If the problem is only the number of reduce tasks, then you can try to
reduce the dfs block size. This might help in triggering multiple reducers.
Also check the size of the mapper's output, if its greater than the
block size ( or the mapper output is scattered in multiple files ) ,
then only multiple reducers would be triggered.
HTH,
Paritosh
On 30-08-2012 12:08, C.V.Krishnakumar Iyer wrote:
Hi,
I've already tried setting it in the code using job.setNumReduceTasks() and
conf.set("mapred.reduce.tasks","100").
However, it does not seem to take the number of reducers at all, even for the
job that does parallel counting.
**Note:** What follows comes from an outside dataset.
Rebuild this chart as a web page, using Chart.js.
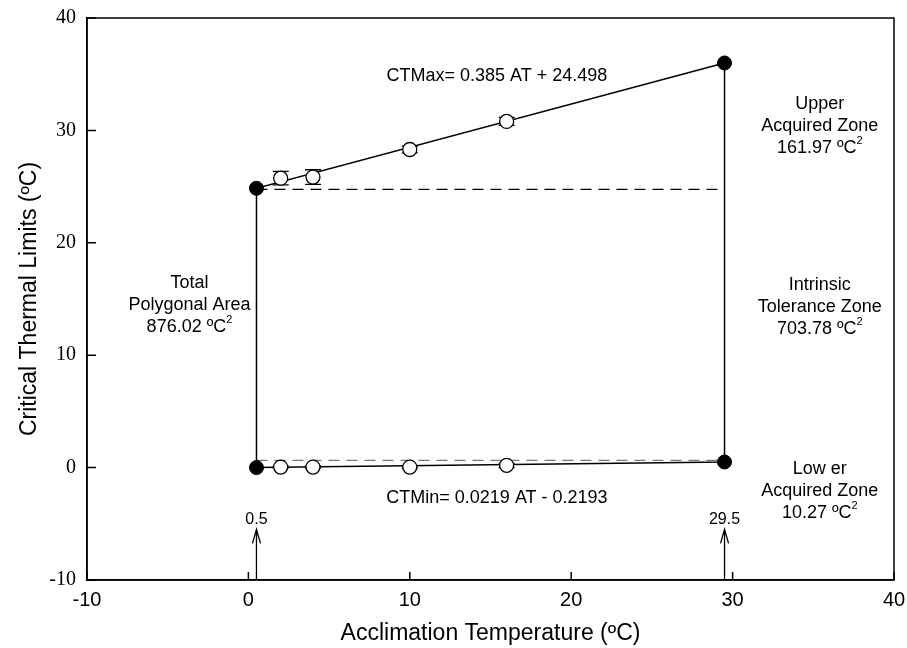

Any advice would be appreciated.
Regards,
Krishnakumar.
On Aug 29, 2012, at 11:28 PM, 戴清灏 <[email protected]> wrote:
I doubt that you specify the config in hadoop config xml file.
--
Regards,
Q
2012/8/30 C.V. Krishnakumar Iyer <[email protected]>
Hi,
Quick question regarding PFPGrowth in Mahout 0.6:
I see that there are no options to set the number of reducers in the
parallel counting phase of PFP Growth. It is just simple word count - so
I'm guessing it should be parallelized. But for some reason it is not!
Is that intentional?
Regards,
Krishnakumar.